The manual will grow out of my blog. I have been studied the concept of the worldview and have been writing essays about it for 5 years now. My explorations took a new twist and was boosted by my daughter Sophia’st development of  the site Philozophy.com. Moving beyond the idleness of the philosophical musings we gradually were able to work in the “laboratory” of the real people’s worldviews.

We believe, and I will explain this belief later, that participating in our project makes the person happier, smarter and it makes the World a better place.

The major reason that I am going to build this Manual from my blog is that I am counting on your help. In my blog, you’ll find the posts related to all planned chapters – fourteen of them. Some are almost done , some- almost empty. Please comment and discuss the work in progress.

This attitude of transparency and the hope for teaming with you is not accidental.

It reflects the core character of the project itself. In its aspect of the social experiment, it tests the social maturity of the participants, including me- trusting in the goodness of the human nature, in living in the free community without fears or shame, where you are responsible for your life and play and where your life and play matters.

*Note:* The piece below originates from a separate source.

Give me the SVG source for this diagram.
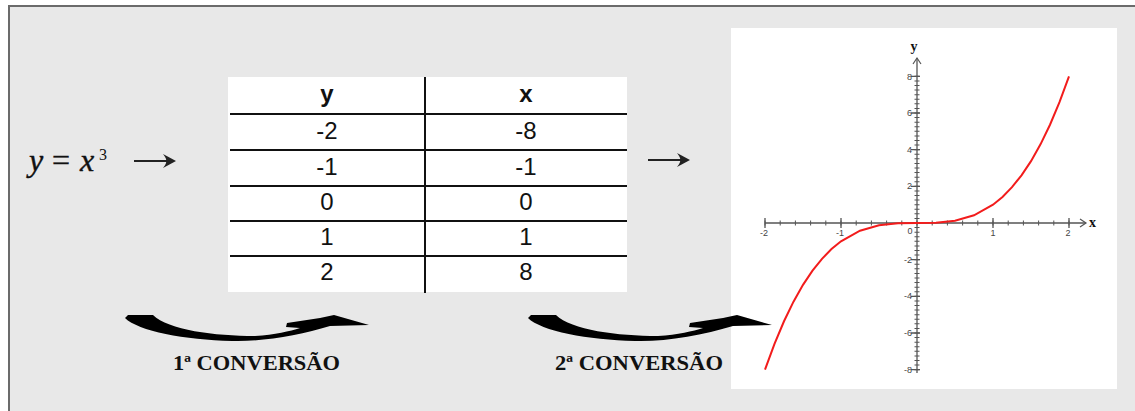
<svg xmlns="http://www.w3.org/2000/svg" width="1135" height="411" viewBox="0 0 1135 411">
<defs>
<style>
.tbl{font-family:"Liberation Sans",Arial,sans-serif;font-size:24px;fill:#111;text-anchor:middle}
.hdr{font-weight:bold}
.rule{stroke:#111;stroke-width:2}
.lbl{font-family:"Liberation Serif","Times New Roman",serif;font-weight:bold;font-size:22px;fill:#111}
.tk{font-family:"Liberation Sans",Arial,sans-serif;font-size:9px;fill:#444}
.ax{stroke:#555;fill:none}
.math{font-family:"Liberation Serif","Times New Roman",serif;fill:#111}
.it{font-style:italic}
</style>
<path id="swoosh" d="M125,318 L128,315 L153,315 C168,330 215,336 255,336 C275,335 290,331 300,328 L286,327 L287,323 L320,318 L334,315 L369,325 L330,326 C300,335 262,342 232,341 C185,340 138,331 125,318 Z" fill="#000"/>
<path id="sarrow" d="M0,0 L-13,-7 Q-9,-2 -10,0 Q-9,2 -13,7 Z" fill="#222"/>
</defs>
<rect x="0" y="0" width="1135" height="411" fill="#fff"/>
<rect x="9" y="6" width="1140" height="420" fill="#e8e8e8" stroke="#6b6b6b" stroke-width="2"/>

<g id="formula">
<text class="math it" x="29" y="171" font-size="32" stroke="#111" stroke-width="0.4">y</text>
<text class="math" x="52" y="171" font-size="32" stroke="#111" stroke-width="0.4">=</text>
<text class="math it" x="80" y="171" font-size="32" stroke="#111" stroke-width="0.4">x</text>
<text class="math" x="99" y="160" font-size="16">3</text>
</g>

<g id="table">
<rect x="228" y="77" width="399" height="215" fill="#fff"/>
<line class="rule" x1="425" y1="77" x2="425" y2="293"/>
<line class="rule" x1="230" y1="114" x2="627" y2="114"/>
<line class="rule" x1="230" y1="150" x2="627" y2="150"/>
<line class="rule" x1="230" y1="186" x2="627" y2="186"/>
<line class="rule" x1="230" y1="221" x2="627" y2="221"/>
<line class="rule" x1="230" y1="256" x2="627" y2="256"/>
<text class="tbl hdr" x="327" y="102">y</text>
<text class="tbl hdr" x="526" y="102">x</text>
<text class="tbl" x="327" y="139">-2</text><text class="tbl" x="526" y="139">-8</text>
<text class="tbl" x="327" y="175">-1</text><text class="tbl" x="526" y="175">-1</text>
<text class="tbl" x="327" y="210">0</text><text class="tbl" x="526" y="210">0</text>
<text class="tbl" x="327" y="245">1</text><text class="tbl" x="526" y="245">1</text>
<text class="tbl" x="327" y="280">2</text><text class="tbl" x="526" y="280">8</text>
</g>

<g id="graph">
<rect x="731" y="28" width="386" height="361" fill="#fff"/>
<line class="ax" x1="765" y1="223" x2="1086" y2="223" stroke-width="1.3"/>
<line class="ax" x1="917" y1="373" x2="917" y2="58" stroke-width="1.3"/>
<path class="ax" d="M1080,219 L1086,223 L1080,227 M913,64 L917,58 L921,64" stroke-width="1.2"/>
<line class="ax" x1="764.5" y1="223" x2="1070" y2="223" stroke-width="5" stroke-dasharray="1 14.2"/>
<line class="ax" x1="917" y1="75.83" x2="917" y2="371" stroke-width="5" stroke-dasharray="1 3.5833"/>
<path class="ax" stroke-width="1.3" d="M765,218 V228 M841,218 V228 M993,218 V228 M1069,218 V228 M911,76.3 H920 M911,113 H920 M911,149.7 H920 M911,186.3 H920 M911,259.7 H920 M911,296.3 H920 M911,333 H920 M911,369.7 H920"/>
<text class="tk" x="764" y="236" text-anchor="middle">-2</text>
<text class="tk" x="840" y="236" text-anchor="middle">-1</text>
<text class="tk" x="910" y="234" text-anchor="middle">0</text>
<text class="tk" x="993" y="236" text-anchor="middle">1</text>
<text class="tk" x="1068" y="236" text-anchor="middle">2</text>
<text class="tk" x="912" y="80" text-anchor="end">8</text>
<text class="tk" x="912" y="116" text-anchor="end">6</text>
<text class="tk" x="912" y="153" text-anchor="end">4</text>
<text class="tk" x="912" y="189" text-anchor="end">2</text>
<text class="tk" x="912" y="263" text-anchor="end">-2</text>
<text class="tk" x="912" y="299" text-anchor="end">-4</text>
<text class="tk" x="912" y="336" text-anchor="end">-6</text>
<text class="tk" x="912" y="373" text-anchor="end">-8</text>
<text class="math" x="1089" y="227" font-weight="bold" font-size="14">x</text>
<text class="math" x="914" y="51" font-weight="bold" font-size="14" text-anchor="middle">y</text>
<polyline fill="none" stroke="#f21c1c" stroke-width="2" points="765,369.67 774.5,343.85 784,321.25 793.5,301.67 803,284.88 812.5,270.66 822,258.81 831.5,249.1 841,241.33 860,230.73 879,225.29 898,223.29 917,223 936,222.71 955,220.71 974,215.27 993,204.67 1002.5,196.9 1012,187.19 1021.5,175.34 1031,161.13 1040.5,144.33 1050,124.75 1059.5,102.15 1069,76.33"/>
</g>

<g id="connectors">
<line x1="134" y1="161" x2="168" y2="161" stroke="#222" stroke-width="2.2"/>
<use href="#sarrow" transform="translate(176,161)"/>
<line x1="648" y1="160" x2="682" y2="160" stroke="#222" stroke-width="2.2"/>
<use href="#sarrow" transform="translate(690,160)"/>
<use href="#swoosh"/>
<use href="#swoosh" transform="translate(403,0)"/>
</g>

<g id="labels">
<text class="lbl" x="173" y="370" textLength="167" lengthAdjust="spacingAndGlyphs">1ª CONVERSÃO</text>
<text class="lbl" x="555" y="370" textLength="168" lengthAdjust="spacingAndGlyphs">2ª CONVERSÃO</text>
</g>
</svg>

Obviously, your help with the manual is as part of your life as is a reflection of your worldview.

Both Manual and the Philozophy.com are completely ideology-neutral. This is the place where different worldviews mingle, all are welcome, their only defense consists of the human values and benefits for humanity. But we have preferences; we are for individualism, for cooperation and for the freedom of expression. We are against mob mentality, mindlessness, and stupidity. We are against the fear of being yourself, against the fear of exploring and against the fear of individual thinking.

Let’s do it and let The Force be with us, which is very likely, otherwise with whom it would be, like, with Klingons?